13.6.14

Tempos de desmaio



António José Teixeira, no Expresso diário de ontem, volta ao tema do discurso de Cavaco e merece ser lido. Alguns excertos:

«Neste ano de 2014, conquistámos o direito a ter esperança.» Ouvi, li, reli e não gostei. As palavras de Cavaco Silva, proferidas no dia em que celebramos Portugal, repousam naquela ideia nunca assumida, mas sempre implícita, de que cumprimos um castigo pelos nossos pecados. Vivemos acima das possibilidade, abusámos. Logo, teríamos de expiar a nossa culpa. Três anos de punição, também chamados de ajustamento. Agora findos, poderemos então acreditar em melhores dias. Antes não. Esperança só depois do sacrifício. Durante o sacrifício até a esperança se veda. Só deste modo se tomaria consciência do tamanho da culpa. (...)

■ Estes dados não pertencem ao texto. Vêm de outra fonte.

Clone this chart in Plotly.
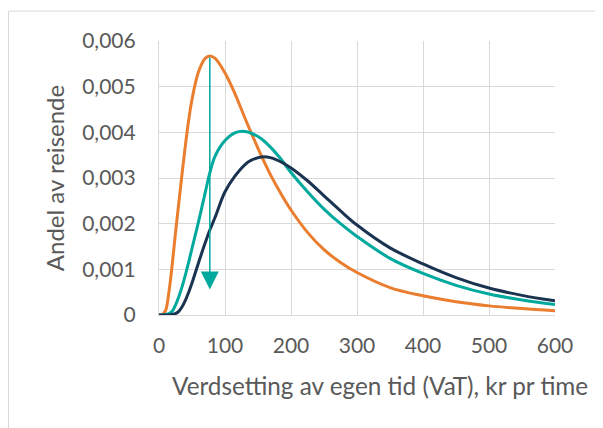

Dizer-se que conquistámos este ano o direito a ter esperança não é um reconhecimento de facto. É a ilusão de um êxito que tem pés de barro, apesar de todos os relógios e elogios oportunistas. O que temos pela frente não é muito diferente dos últimos anos. Credores e pacto orçamental não se cansam de o lembrar. (...)

Parados, espera-se crescimento e emprego. Aguarda-se por uma Europa pasmada, dividida, mesquinha, todos os dias empenhada em se apoucar, velha e nem por isso sábia, vergada ao peso da sua história e sempre tentada a não aprender com ela. (...)

Não se vislumbra qualquer compromisso com o País. Pelo contrário. As palavras de todos os dias são de desprezo pelos portugueses e pelas suas instituições. Não faltam exemplos dos de cima aos de baixo. Somamos crises à crise financeira e económica. Os de cima não percebem que já há pouco cimento a prendê-los aos de baixo. O regime abre brechas indisfarçáveis. A nomenclatura entretém-se em fogos de artifício. Especializa-se no tiro no pé. De vez em quando apela a consensos. Mas já nem ela acredita no que diz.

Retiraram-nos a esperança e agora querem iludir-nos com a conquista do direito a ter esperança. A esperança, dizia Borges, é um dever. Um dever árduo, permanente, mesmo que tantas vezes impossível. Importam-se de nos respeitar um pouco? Será que nos importamos em nos dar ao respeito?»